Honestly, I don’t even know.
These are hard words, right here, following a list of “Blesses are’s” and “Woe’s”……these are words that are hard to stomach, and at times–like today–seem downright impossible:
Personally, and deeply, I have a very hard time stomaching these words.
I want to say to God this: “You ask too much, here, God. You don’t understand! They hate us. They hate me. Love them? You want me to love those who are my enemy? The very ones who wish me deep harm? That have ill-will toward me? That despise me? You want me to do good to those how hate me? You want us to bless those who curse us? And, o, my soul–to pray for those who abuse us?
Love. Do good to. Bless. Pray for.
“Oh, God, You ask too much. You can’t possibly understand the hell they have unleashed with their hatred. With their cursing.
With their abuse.”
How could He possibly understand?
Except, the cross.
Except, these words, from Jesus, as He hung on the cross, bearing our sins. Bearing my sins. Crucified, killed, murdered to pay the debt I–we–could never pay:
34 And Jesus said,“Father, forgive them, for they know not what they do.”
And, we as Christ-followers, are called to do the same.
But, honestly, I don’t know how.
Certainly such words from Jesus does not mean that we do not defend our country. Certainly such words do not mean that justice is wrong. No, we see consequences and punishment and discipline for sin and evil through scripture.
But–far more–we see this: Love. Do good. Bless. Pray for.

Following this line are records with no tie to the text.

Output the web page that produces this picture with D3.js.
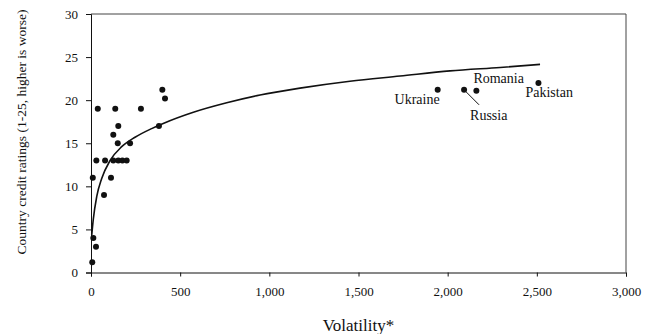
<!DOCTYPE html>
<html>
<head>
<meta charset="utf-8">
<script src="https://cdn.jsdelivr.net/npm/d3@7"></script>
<style>
  html, body { margin: 0; padding: 0; background: #fff; }
  svg { display: block; }
  text { font-family: "Liberation Serif", "Times New Roman", serif; fill: #111; }
</style>
</head>
<body>
<svg id="chart" width="645" height="334"></svg>
<script>
// ---- data ----
const volatility = [7, 13, 28, 10, 112, 73, 30, 79, 125, 153, 176, 200, 150, 219, 125, 153, 38, 136, 280, 381, 400, 415, 1944, 2092, 2161, 2509];
const rating     = [1.2, 4, 3, 11, 11, 9, 13, 13, 13, 13, 13, 13, 15, 15, 16, 17, 19, 19, 19, 17, 21.2, 20.2, 21.2, 21.2, 21.1, 22];
const countryLabels = [
  { name: "Ukraine",  index: 22 },
  { name: "Russia",   index: 23 },
  { name: "Romania",  index: 24 },
  { name: "Pakistan", index: 25 }
];
// logarithmic trend line
const trendVol    = [4, 13, 32, 60, 107, 172, 247, 340, 405, 574, 761, 948, 1172, 1452, 1733, 2013, 2294, 2518];
const trendRating = [4.3, 6.2, 8.8, 10.9, 13.0, 14.6, 15.7, 16.7, 17.3, 18.6, 19.7, 20.6, 21.4, 22.2, 22.8, 23.4, 23.8, 24.15];
const xTicks = [0, 500, 1000, 1500, 2000, 2500, 3000];
const yTicks = [0, 5, 10, 15, 20, 25, 30];

// ---- layout ----
const svg = d3.select("#chart");
const plotL = 91, plotR = 626, plotT = 14, plotB = 272.5;

const x = d3.scaleLinear().domain([0, 3000]).range([plotL, plotR]);
const y = d3.scaleLinear().domain([0, 30]).range([plotB, plotT]);

// frame (top and right)
svg.append("line").attr("x1", plotL).attr("x2", plotR).attr("y1", plotT).attr("y2", plotT)
  .attr("stroke", "#444").attr("stroke-width", 1);
svg.append("line").attr("x1", plotR).attr("x2", plotR).attr("y1", plotT).attr("y2", plotB)
  .attr("stroke", "#444").attr("stroke-width", 1);

// x axis
const xAxis = svg.append("g").attr("transform", `translate(0,${plotB})`)
  .call(d3.axisBottom(x).tickValues(xTicks).tickFormat(d3.format(",")).tickSize(4).tickPadding(10));
xAxis.selectAll("text").style("font-size", "13px").attr("fill", "#111");
xAxis.select(".domain").attr("stroke", "#111");
xAxis.selectAll(".tick line").attr("stroke", "#111");

// y axis
const yAxis = svg.append("g").attr("transform", `translate(${plotL},0)`)
  .call(d3.axisLeft(y).tickValues(yTicks).tickSize(5).tickPadding(8));
yAxis.selectAll("text").style("font-size", "13px").attr("fill", "#111");
yAxis.select(".domain").attr("stroke", "#111");
yAxis.selectAll(".tick line").attr("stroke", "#111");

// axis titles
svg.append("text")
  .attr("transform", "translate(26,132) rotate(-90)")
  .attr("text-anchor", "middle")
  .style("font-size", "13.5px")
  .text("Country credit ratings (1-25, higher is worse)");

svg.append("text")
  .attr("x", (plotL + plotR) / 2).attr("y", 331)
  .attr("text-anchor", "middle")
  .style("font-size", "17px")
  .text("Volatility*");

// trend line
const trend = trendVol.map((v, i) => [v, trendRating[i]]);
svg.append("path")
  .datum(trend)
  .attr("fill", "none")
  .attr("stroke", "#111")
  .attr("stroke-width", 1.6)
  .attr("d", d3.line().x(d => x(d[0])).y(d => y(d[1])).curve(d3.curveMonotoneX));

// points
const pts = volatility.map((v, i) => [v, rating[i]]);
svg.append("g").selectAll("circle").data(pts).join("circle")
  .attr("cx", d => x(d[0])).attr("cy", d => y(d[1])).attr("r", 3)
  .attr("fill", "#111");

// country labels
const lab = svg.append("g").style("font-size", "14px");
const offsets = {
  Ukraine:  { dx: 2,   dy: 14, anchor: "end" },
  Russia:   { dx: 6,   dy: 30, anchor: "start" },
  Romania:  { dx: -3,  dy: -8, anchor: "start" },
  Pakistan: { dx: -13, dy: 14, anchor: "start" }
};
countryLabels.forEach(c => {
  const px = x(volatility[c.index]), py = y(rating[c.index]);
  const o = offsets[c.name];
  lab.append("text").attr("x", px + o.dx).attr("y", py + o.dy)
    .attr("text-anchor", o.anchor).text(c.name);
  if (c.name === "Russia") {
    svg.append("line")
      .attr("x1", px + 1).attr("y1", py + 1)
      .attr("x2", px + 15).attr("y2", py + 15)
      .attr("stroke", "#111").attr("stroke-width", 1);
  }
});
</script>
</body>
</html>
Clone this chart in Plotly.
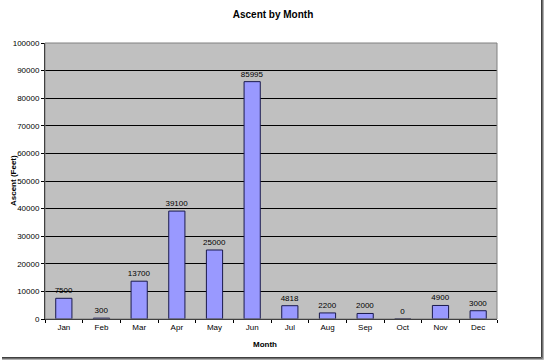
import plotly.graph_objects as go

months = ["Jan", "Feb", "Mar", "Apr", "May", "Jun", "Jul", "Aug", "Sep", "Oct", "Nov", "Dec"]
ascent = [7500, 300, 13700, 39100, 25000, 85995, 4818, 2200, 2000, 0, 4900, 3000]

L, R, T, B = 45, 49, 43, 43
W, H = 546, 362
pw, ph = W - L - R, H - T - B

def px_x(x):
    return (x - L) / pw

def px_y(y):
    return (H - B - y) / ph

fig = go.Figure()
fig.add_trace(go.Bar(
    x=months, y=ascent,
    marker=dict(color="#9999FF", line=dict(color="#1a1a4d", width=1)),
    text=[str(v) for v in ascent], textposition="outside",
    constraintext="none", textangle=0,
    textfont=dict(family="Arial, Liberation Sans", size=8, color="#000000"),
    cliponaxis=False,
))

shapes = []
# drop shadow frame (right and bottom)
for off, col in [(0, "#404040"), (1, "#707070"), (2, "#b0b0b0")]:
    shapes.append(dict(type="line", xref="paper", yref="paper",
                       x0=px_x(541.5 + off), x1=px_x(541.5 + off), y0=px_y(0), y1=px_y(357.5 + off),
                       line=dict(color=col, width=1)))
    shapes.append(dict(type="line", xref="paper", yref="paper",
                       x0=px_x(2), x1=px_x(541.5 + off), y0=px_y(357.5 + off), y1=px_y(357.5 + off),
                       line=dict(color=col, width=1)))
# plot area border
shapes.append(dict(type="rect", xref="paper", yref="paper", x0=0, x1=1, y0=0, y1=1,
                   line=dict(color="#808080", width=1), layer="above"))

annotations = [
    dict(text="<b>Ascent (Feet)</b>", xref="paper", yref="paper", x=px_x(13), y=px_y(181),
         textangle=-90, showarrow=False, xanchor="center", yanchor="middle", font=dict(size=8)),
    dict(text="<b>Month</b>", xref="paper", yref="paper", x=px_x(265), y=px_y(344),
         showarrow=False, xanchor="center", yanchor="middle", font=dict(size=8)),
]

fig.update_layout(
    width=W, height=H,
    margin=dict(l=L, r=R, t=T, b=B, autoexpand=False),
    paper_bgcolor="#FFFFFF",
    plot_bgcolor="#C0C0C0",
    font=dict(family="Arial, Liberation Sans", size=8, color="#000000"),
    title=dict(text="<b>Ascent by Month</b>", x=273 / W, xref="container", xanchor="center",
               y=1 - 14 / H, yref="container", yanchor="middle", font=dict(size=10)),
    showlegend=False,
    bargap=0.57,
    shapes=shapes,
    annotations=annotations,
    xaxis=dict(
        automargin=False,
        ticks="outside", tickson="boundaries", ticklen=3, tickcolor="#000000",
        showline=True, linecolor="#000000", linewidth=1,
        showgrid=False, tickfont=dict(size=8, color="#000000"),
    ),
    yaxis=dict(
        automargin=False,
        range=[0, 100000], dtick=10000, tickformat="d",
        ticks="outside", ticklen=3, tickcolor="#000000",
        showline=True, linecolor="#000000", linewidth=1,
        showgrid=True, gridcolor="#000000", gridwidth=1,
        zeroline=False, tickfont=dict(size=8, color="#000000"),
    ),
)

fig.write_html("out.html", config={"displayModeBar": False},
               post_script="document.body.style.margin='0';document.body.style.overflow='hidden';")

Oh, but it is so hard, when the pain is so deep. When attacks are ruthless. When children are murdered. When explosions rip through restaurants. When abuse goes on. And on. And on. In dark corners.
When evil is rampant; and in our own backyards, whether we are a country under attack, or an individual being preyed upon or hated or cursed or abused.
I can’t, and we can’t, on our own. Such mercy is beyond me. It is beyond me.
But I also know that these words are in the book that I not only cherish, but that I know is truth. Saving truth. And I cannot overlook them in order to get to the verses that fit cheerfully on a calendar or a coffee mug or a t-shirt.
I need all of scripture. Even the hard verses. Even these verses.
Because–here is the thing–I, too, needed Jesus to say on my behalf these words: “Father, forgive them–forgive her–for she knows not what she does.”
I don’t know how to love these people so consumed with hatred and evil that they would shed innocent blood in orchestrated attacks in the city of Paris. I don’t know how to love them. I don’t, and if you are reading this, then my guess is that you don’t either.
But I do know this: alongside my prayers for the people of France, I must also pray thus:
I must implore God to teach me how to love my enemies, because I can not do so, apart from Him.